WRITTEN EXERCISE: Return all lines with the word "that" in them.

------ DATA EXTRACT

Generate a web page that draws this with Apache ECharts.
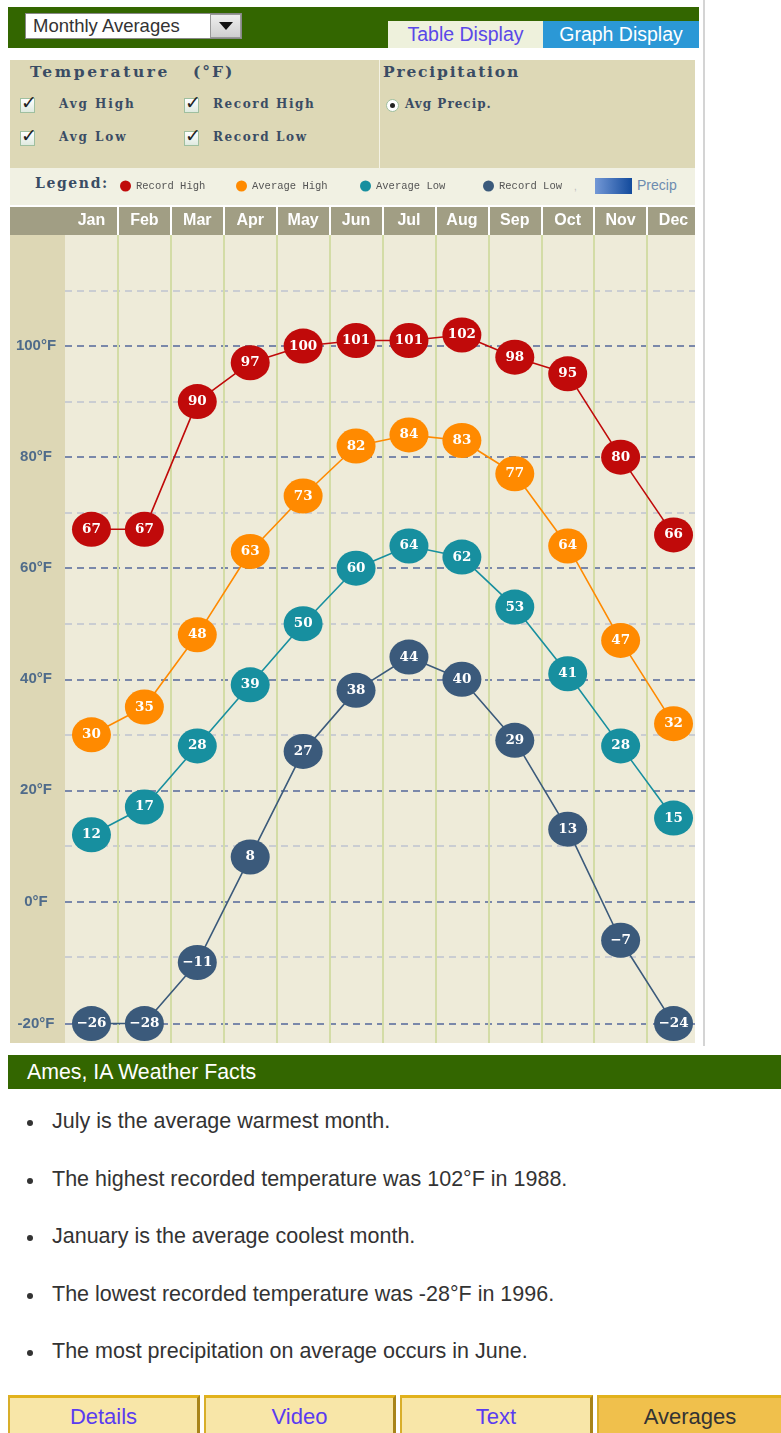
<!DOCTYPE html>
<html>
<head>
<meta charset="utf-8">
<script src="https://cdn.jsdelivr.net/npm/echarts@6/dist/echarts.min.js"></script>
<style>
  html, body { margin:0; padding:0; background:#fff; }
  body { width:781px; height:1433px; position:relative; overflow:hidden; font-family:"Liberation Sans", Arial, sans-serif; }
  .abs { position:absolute; }
  .ser { font-family:"DejaVu Serif", serif; font-weight:bold; color:#3a4c64; white-space:nowrap; }
  .cb { position:absolute; width:15px; height:15px; border:1px solid #9fbf9f; background:linear-gradient(#ffffff,#dfeadf); box-sizing:border-box; }
  .cb span { position:absolute; left:0px; top:-8px; font:bold 19px "DejaVu Sans", sans-serif; color:#222; }
  .tab { position:absolute; top:1395px; height:40px; box-sizing:border-box; background:#f8e6a8; border-top:3px solid #e2b21c; border-left:2px solid #d8ae2a; border-right:3px solid #a8841a; text-align:center; font-size:22px; line-height:38px; color:#5a3cf0; }
  .bul { position:absolute; left:52px; font-size:21.5px; color:#333; white-space:nowrap; }
  .dot { position:absolute; left:27px; width:6px; height:6px; border-radius:3px; background:#333; }
</style>
</head>
<body>
<!-- top bar -->
<div class="abs" style="left:8px;top:7px;width:691px;height:41px;background:#336600;"></div>
<div class="abs" style="left:25px;top:13px;width:217px;height:26px;background:#fff;border:1px solid #888;box-sizing:border-box;"></div>
<div class="abs" style="left:33px;top:14px;font-size:18.5px;line-height:24px;color:#333;">Monthly Averages</div>
<div class="abs" style="left:210px;top:14px;width:31px;height:24px;background:linear-gradient(#eee,#cfcfcf);border:1px solid #999;box-sizing:border-box;"></div>
<div class="abs" style="left:219px;top:22px;width:0;height:0;border-left:7px solid transparent;border-right:7px solid transparent;border-top:8px solid #111;"></div>
<div class="abs" style="left:388px;top:21px;width:155px;height:27px;background:#eef1dc;color:#5a48e8;font-size:19.5px;line-height:27px;text-align:center;">Table Display</div>
<div class="abs" style="left:543px;top:21px;width:156px;height:27px;background:#2b98d6;color:#fff;font-size:19.5px;line-height:27px;text-align:center;">Graph Display</div>
<div class="abs" style="left:703px;top:0;width:2px;height:1046px;background:#d4d4d4;"></div>

<!-- options panel -->
<div class="abs" style="left:10px;top:60px;width:685px;height:108px;background:#ddd8b6;"></div>
<div class="abs" style="left:379px;top:60px;width:1px;height:108px;background:#f4f2e4;"></div>
<div class="abs ser" style="left:30px;top:62px;font-size:15.5px;letter-spacing:2.6px;">Temperature</div>
<div class="abs ser" style="left:193px;top:62px;font-size:15.5px;letter-spacing:2px;">(°F)</div>
<div class="abs ser" style="left:383px;top:62px;font-size:15.5px;letter-spacing:1.8px;">Precipitation</div>
<div class="cb" style="left:20px;top:98px;"><span>✓</span></div>
<div class="cb" style="left:20px;top:131px;"><span>✓</span></div>
<div class="cb" style="left:184px;top:98px;"><span>✓</span></div>
<div class="cb" style="left:184px;top:131px;"><span>✓</span></div>
<div class="abs ser" style="left:59px;top:97px;font-size:12px;letter-spacing:1.9px;">Avg High</div>
<div class="abs ser" style="left:59px;top:130px;font-size:12px;letter-spacing:1.9px;">Avg Low</div>
<div class="abs ser" style="left:213px;top:97px;font-size:12px;letter-spacing:1.6px;">Record High</div>
<div class="abs ser" style="left:213px;top:130px;font-size:12px;letter-spacing:1.6px;">Record Low</div>
<div class="abs" style="left:386px;top:99px;width:13px;height:13px;border-radius:7px;background:#fff;border:1px solid #9fbf9f;box-sizing:border-box;"></div>
<div class="abs" style="left:390px;top:103px;width:5px;height:5px;border-radius:3px;background:#222;"></div>
<div class="abs ser" style="left:405px;top:97px;font-size:12px;letter-spacing:1px;">Avg Precip.</div>

<!-- legend row -->
<div class="abs" style="left:10px;top:168px;width:685px;height:37px;background:#f1f1e3;"></div>
<div class="abs ser" style="left:35px;top:175px;font-size:14px;letter-spacing:1.6px;">Legend:</div>
<div class="abs" style="left:574px;top:181px;font-size:10px;color:#bbb;">,</div>
<div class="abs" style="left:595px;top:178px;width:37px;height:16px;background:linear-gradient(90deg,#7398d6,#124a9c);"></div>
<div class="abs" style="left:637px;top:177px;font-size:14px;color:#6d8cb0;">Precip</div>

<!-- header + label column backgrounds -->
<div class="abs" style="left:10px;top:207px;width:685px;height:28px;background:#a19e84;"></div>
<div class="abs" style="left:10px;top:235px;width:55px;height:808px;background:#ddd7b5;"></div>

<!-- chart -->
<div id="chart" class="abs" style="left:0;top:0;width:695px;height:1050px;"></div>

<!-- facts -->
<div class="abs" style="left:8px;top:1055px;width:773px;height:34px;background:#336600;"></div>
<div class="abs" style="left:27px;top:1055px;font-size:21.3px;line-height:34px;color:#fff;">Ames, IA Weather Facts</div>
<div id="facts"></div>

<!-- bottom tabs -->
<div class="tab" style="left:8px;width:192px;">Details</div>
<div class="tab" style="left:204px;width:192px;">Video</div>
<div class="tab" style="left:400px;width:193px;">Text</div>
<div class="tab" style="left:597px;width:184px;background:#f0c04c;color:#333;border-right:none;">Averages</div>

<script>
// ---- data ----
const months = ['Jan','Feb','Mar','Apr','May','Jun','Jul','Aug','Sep','Oct','Nov','Dec'];
const recordHigh = [67, 67, 90, 97, 100, 101, 101, 102, 98, 95, 80, 66];
const avgHigh    = [30, 35, 48, 63, 73, 82, 84, 83, 77, 64, 47, 32];
const avgLow     = [12, 17, 28, 39, 50, 60, 64, 62, 53, 41, 28, 15];
const recordLow  = [-26, -28, -11, 8, 27, 38, 44, 40, 29, 13, -7, -24];
const majorTicks = [-20, 0, 20, 40, 60, 80, 100];
const minorTicks = [-10, 10, 30, 50, 70, 90, 110];
const facts = [
  'July is the average warmest month.',
  'The highest recorded temperature was 102°F in 1988.',
  'January is the average coolest month.',
  'The lowest recorded temperature was -28°F in 1996.',
  'The most precipitation on average occurs in June.'
];

// the original graph pins everything below its bottom line (labelled -20°F) onto that line
const DISPLAY_FLOOR = -22;
const Y_MIN = -25.5, Y_MAX = 120;

// facts list
const fc = document.getElementById('facts');
facts.forEach((t, i) => {
  const y = 1122 + i * 57.5;
  const d = document.createElement('div'); d.className = 'dot'; d.style.top = (y - 2) + 'px'; fc.appendChild(d);
  const s = document.createElement('div'); s.className = 'bul'; s.style.top = (y - 13) + 'px'; s.textContent = t; fc.appendChild(s);
});

const majorPos = majorTicks.map(t => t === majorTicks[0] ? DISPLAY_FLOOR : t);

function mkSeries(name, vals, color) {
  return {
    name, type: 'line', data: vals.map(v => ({ value: Math.max(v, DISPLAY_FLOOR), raw: v })),
    symbol: 'circle', symbolSize: [39, 35], clip: false,
    itemStyle: { color: color },
    lineStyle: { color: color, width: 1.6 },
    label: { show: true, position: 'inside', color: '#fff', fontFamily: 'DejaVu Serif', fontWeight: 'bold', fontSize: 13.5,
      formatter: p => String(p.data.raw).replace('-', '\u2212') },
    emphasis: { disabled: true }, animation: false
  };
}

const legendCommon = { top: 180.5, padding: 0, itemWidth: 11, itemHeight: 11, icon: 'circle', selectedMode: false, itemGap: 0,
  textStyle: { fontFamily: 'Liberation Mono', fontSize: 10.5, color: '#555' } };

const chart = echarts.init(document.getElementById('chart'), null, { renderer: 'canvas' });
chart.setOption({
  animation: false,
  legend: [
    Object.assign({ left: 120, data: ['Record High'] }, legendCommon),
    Object.assign({ left: 236, data: ['Average High'] }, legendCommon),
    Object.assign({ left: 360, data: ['Average Low'] }, legendCommon),
    Object.assign({ left: 483, data: ['Record Low'] }, legendCommon)
  ],
  grid: { left: 65, top: 235, width: 635, height: 808, show: true, backgroundColor: '#eeebd9', borderWidth: 0,
    containLabel: false, outerBoundsMode: 'none' },
  xAxis: {
    type: 'category', data: months, position: 'top', boundaryGap: true,
    axisLine: { show: false, onZero: false },
    axisTick: { show: true, length: 28, interval: (i) => i > 0, lineStyle: { color: '#ffffff', width: 2 } },
    axisLabel: { color: '#fff', fontWeight: 'bold', fontSize: 16, fontFamily: 'Liberation Sans', margin: 6 },
    splitLine: { show: true, interval: (i) => i > 0, lineStyle: { color: '#d3dca6', width: 2 } }
  },
  yAxis: [
    { type: 'value', min: Y_MIN, max: Y_MAX,
      axisLine: { show: false },
      axisTick: { show: false, customValues: majorPos },
      axisLabel: { customValues: majorPos, align: 'center', margin: 29, color: '#4f6b8a', fontWeight: 'bold', fontSize: 15, fontFamily: 'Liberation Sans',
        formatter: v => (v === DISPLAY_FLOOR ? majorTicks[0] : v) + '°F' },
      splitLine: { show: true, lineStyle: { color: '#7a88aa', width: 2, type: [7, 5] } } },
    { type: 'value', min: Y_MIN, max: Y_MAX, position: 'left',
      axisLine: { show: false },
      axisTick: { show: false, customValues: minorTicks },
      axisLabel: { show: false, customValues: minorTicks },
      splitLine: { show: true, lineStyle: { color: '#cacdd2', width: 2, type: [7, 5] } } }
  ],
  series: [
    mkSeries('Record Low', recordLow, '#3b5a7b'),
    mkSeries('Average Low', avgLow, '#178f9f'),
    mkSeries('Average High', avgHigh, '#ff8a00'),
    mkSeries('Record High', recordHigh, '#c00a0a')
  ]
});
</script>
</body>
</html>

------------

ANSWER IN FULL:
Generate a web page that draws this with Apache ECharts.
// the original graph pins everything below its bottom line (labelled -20°F) onto that line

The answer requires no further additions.